Rodolfo’s introduction of Mimì to his friends at the Café Momus is rather anticlimactic. The bohemians’ decorous reception of their comrade’s new-found lover belies their default slap-happy disposition. But, happily, Marcello’s dismay at seeing his old flame, Musetta (Albanian-born Dorela Cela) arrive with her rich government minister admirer Alcindoro (Kenneth Ekhuemelo) redeems this slip. Ditto Alcindoro’s endurance of Musetta’s antics until she dispatches him to get her shoe mended.

Also well rendered is the reunion of the two lovers with Alcindoro out of the way. Hence, the cast deserves a resounding applause for the smooth conclusion of this rather cluttered act.

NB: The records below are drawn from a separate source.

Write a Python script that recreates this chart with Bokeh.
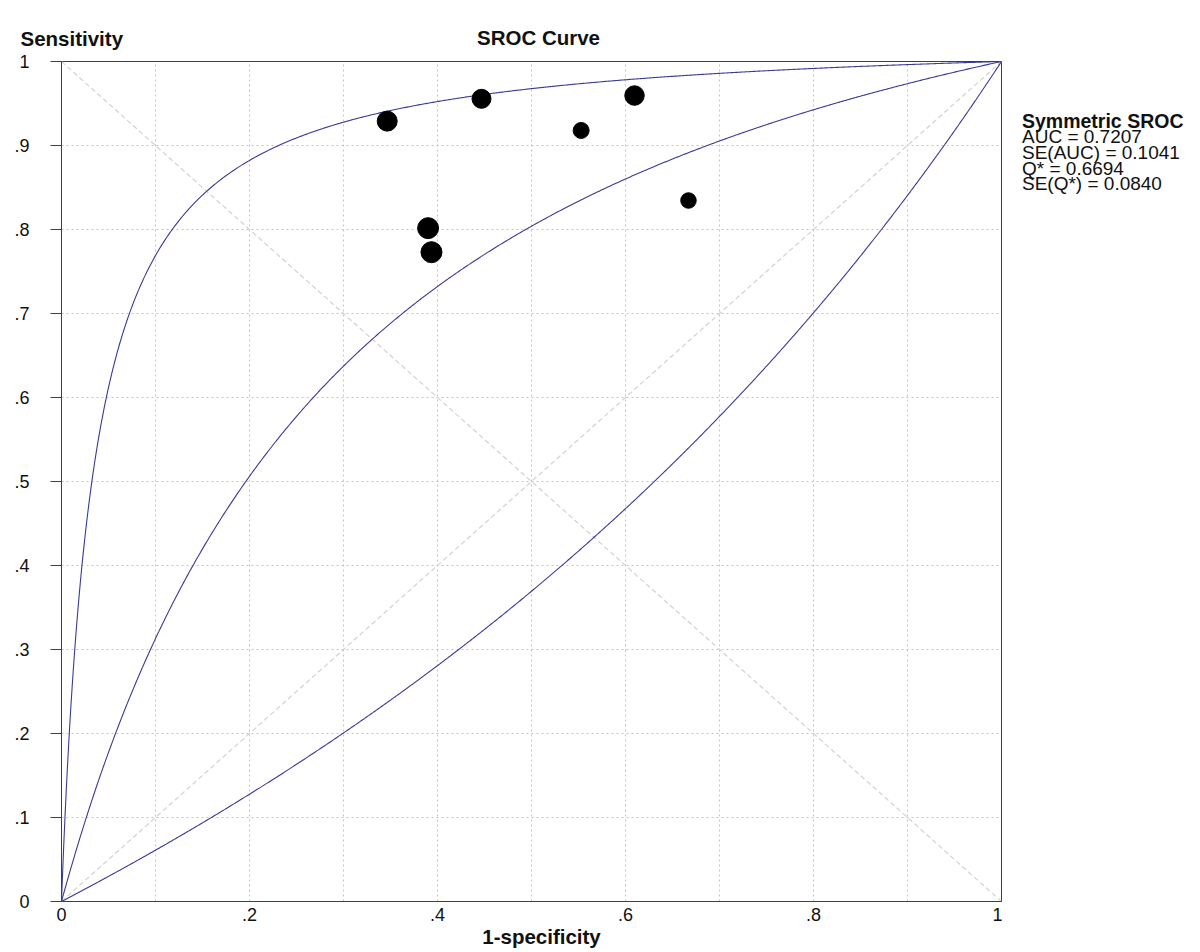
import numpy as np
from bokeh.plotting import figure
from bokeh.layouts import row
from bokeh.models import Range1d, FixedTicker, Label
from bokeh.embed import file_html
from bokeh.resources import INLINE

# ---- data ----
study_fpr = [0.3465, 0.4468, 0.6096, 0.5528, 0.3900, 0.3936, 0.6670]
study_sens = [0.929, 0.9556, 0.9595, 0.9179, 0.8016, 0.7730, 0.8345]
study_size = [20, 19, 19.5, 16, 21, 21, 15.5]

# SROC model: logit(sens) = D + logit(fpr); D for curve, upper & lower bands
sroc_D = 1.411
upper_D = 3.40
lower_D = -0.535

x_ticks = [0, 0.2, 0.4, 0.6, 0.8, 1]
x_tick_labels = ["0", ".2", ".4", ".6", ".8", "1"]
y_ticks = [0, 0.1, 0.2, 0.3, 0.4, 0.5, 0.6, 0.7, 0.8, 0.9, 1]
y_tick_labels = ["0", ".1", ".2", ".3", ".4", ".5", ".6", ".7", ".8", ".9", "1"]
grid_ticks = [0.1, 0.2, 0.3, 0.4, 0.5, 0.6, 0.7, 0.8, 0.9]

stats_title = "Symmetric SROC"
stats_lines = ["AUC = 0.7207", "SE(AUC) = 0.1041", "Q* = 0.6694", "SE(Q*) = 0.0840"]

diag_x = [0, 1]
diag_up = [0, 1]
diag_down = [1, 0]

FONT = "Liberation Sans"
TXT = "#111111"
BASE_FIX = 7  # Bokeh draws alphabetic baseline this many px lower


def sroc(fpr, D):
    e = np.exp(D)
    return fpr * e / (1 - fpr + fpr * e)


fpr = np.linspace(0, 1, 801)

p = figure(width=1002, height=952, x_range=Range1d(0, 1), y_range=Range1d(0, 1),
           output_backend="svg", toolbar_location=None, title=None,
           min_border_left=61, min_border_right=1, min_border_top=61, min_border_bottom=51)
p.background_fill_color = "white"
p.border_fill_color = "white"
p.outline_line_color = "#404040"
p.outline_line_width = 1

# grid
for g in (p.xgrid, p.ygrid):
    g.ticker = FixedTicker(ticks=grid_ticks)
    g.grid_line_color = "#c4c4c4"
    g.grid_line_dash = "2 3"
    g.grid_line_width = 1

# axes
p.xaxis.ticker = FixedTicker(ticks=x_ticks)
p.xaxis.major_label_overrides = dict(zip(x_ticks, x_tick_labels))
p.xaxis.major_tick_out = 0
p.xaxis.major_tick_in = 0
p.xaxis.minor_tick_out = 0
p.xaxis.minor_tick_in = 0
p.xaxis.major_label_standoff = 6
p.yaxis.ticker = FixedTicker(ticks=y_ticks)
p.yaxis.major_label_overrides = dict(zip(y_ticks, y_tick_labels))
p.yaxis.major_tick_out = 11
p.yaxis.major_tick_in = 0
p.yaxis.minor_tick_out = 0
p.yaxis.minor_tick_in = 0
p.yaxis.major_label_standoff = 21
for ax in (p.xaxis, p.yaxis):
    ax.axis_line_color = "#404040"
    ax.major_tick_line_color = "#404040"
    ax.major_label_text_font = FONT
    ax.major_label_text_font_size = "18px"
    ax.major_label_text_color = TXT

# diagonals
p.line(diag_x, diag_up, line_color="#d2d2d2", line_dash="5 3", line_width=1.2)
p.line(diag_x, diag_down, line_color="#d2d2d2", line_dash="5 3", line_width=1.2)

# curves
curve_color = "#3a3a96"
p.line(fpr, sroc(fpr, upper_D), line_color=curve_color, line_width=1.1)
p.line(fpr, sroc(fpr, sroc_D), line_color=curve_color, line_width=1.1)
p.line(fpr, sroc(fpr, lower_D), line_color=curve_color, line_width=1.1)

# studies
p.scatter(study_fpr, study_sens, size=study_size, marker="circle",
          fill_color="black", line_color="black")


def ylab(py):
    return (901 - (py - BASE_FIX)) / 840.0


def xlab(px):
    return (px - 61) / 940.0


p.add_layout(Label(x=xlab(20), y=ylab(45), text="Sensitivity", text_font=FONT,
                   text_font_size="20.5px", text_font_style="bold", text_color=TXT,
                   text_align="left", text_baseline="alphabetic"), "above")
p.add_layout(Label(x=xlab(538), y=ylab(43.5), text="SROC Curve", text_font=FONT,
                   text_font_size="20.5px", text_font_style="bold", text_color=TXT,
                   text_align="center", text_baseline="alphabetic"), "above")
p.add_layout(Label(x=xlab(541), y=ylab(943), text="1-specificity", text_font=FONT,
                   text_font_size="20.5px", text_font_style="bold", text_color=TXT,
                   text_align="center", text_baseline="alphabetic"), "below")

# ---- side panel with the summary statistics (same vertical frame as p) ----
side_w = 1200 - 1002
p2 = figure(width=side_w, height=952, x_range=Range1d(0, side_w), y_range=Range1d(0, 1),
            output_backend="svg", toolbar_location=None, title=None,
            x_axis_type=None, y_axis_type=None,
            min_border_left=0, min_border_right=0, min_border_top=61, min_border_bottom=51)
p2.outline_line_color = None
p2.background_fill_color = "white"
p2.border_fill_color = "white"
p2.xgrid.visible = False
p2.ygrid.visible = False

tx = 1021.5 - 1002
p2.add_layout(Label(x=tx, y=ylab(127.5), text=stats_title, text_font=FONT,
                    text_font_size="19.5px", text_font_style="bold", text_color=TXT,
                    text_align="left", text_baseline="alphabetic"))
for i, t in enumerate(stats_lines):
    p2.add_layout(Label(x=tx, y=ylab(143 + 15.8 * i), text=t, text_font=FONT,
                        text_font_size="19px", text_color=TXT,
                        text_align="left", text_baseline="alphabetic"))

layout = row(p, p2, spacing=0)
open("out.html", "w").write(file_html(layout, INLINE))
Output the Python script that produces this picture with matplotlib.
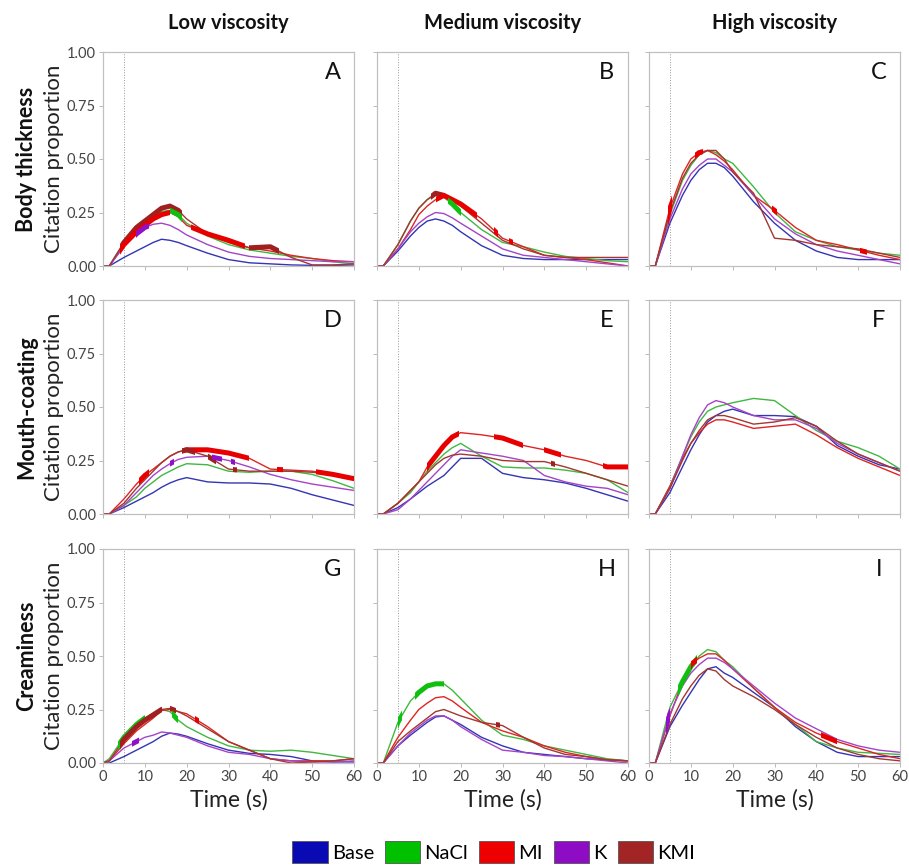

Acts Three is less colourful and rather minimalist. Perhaps, there is a lot to be said about having fewer actors on the stage, after all. For the audience, it is for one easier to concentrate on an anguished Mimì seeking out Marcello, who currently lives in a little tavern where he paints for the innkeeper, to tell him about her hard life with Rodolfo. Her tale, gleaned from the shoddily prepared English subtitles, prepares the audience for the tragic ending of the final act and draws the audience’s attention to two contrasting love stories: that of Musetta and Marcello and that of Mimì and Rodlofo. Thus, the audience anticipates a bitter-sweet ending to the Mimì-Rodolfo love story.

In Act Four, the build-up to this tragic ending only begins the moment Musetta’s badges into the four friends revelry with the news about Mimì’s imminent death. But much of the tragic sting in the plot ebbs away with Mimì’s dying in the proximity of her first love, after they have both swapped the fond memories of their first meeting.

That La Bohème is a guaranteed wave-maker in international classical circles is obvious from the last Sunday’s reception by the Lagos audience. If Achimugu’s effort is deemed a step in the right direction, it is because it could lead to bolder adaptions of the production, which was organised by the Musical Society of Nigeria in partnership with the Consulate General of Switzerland.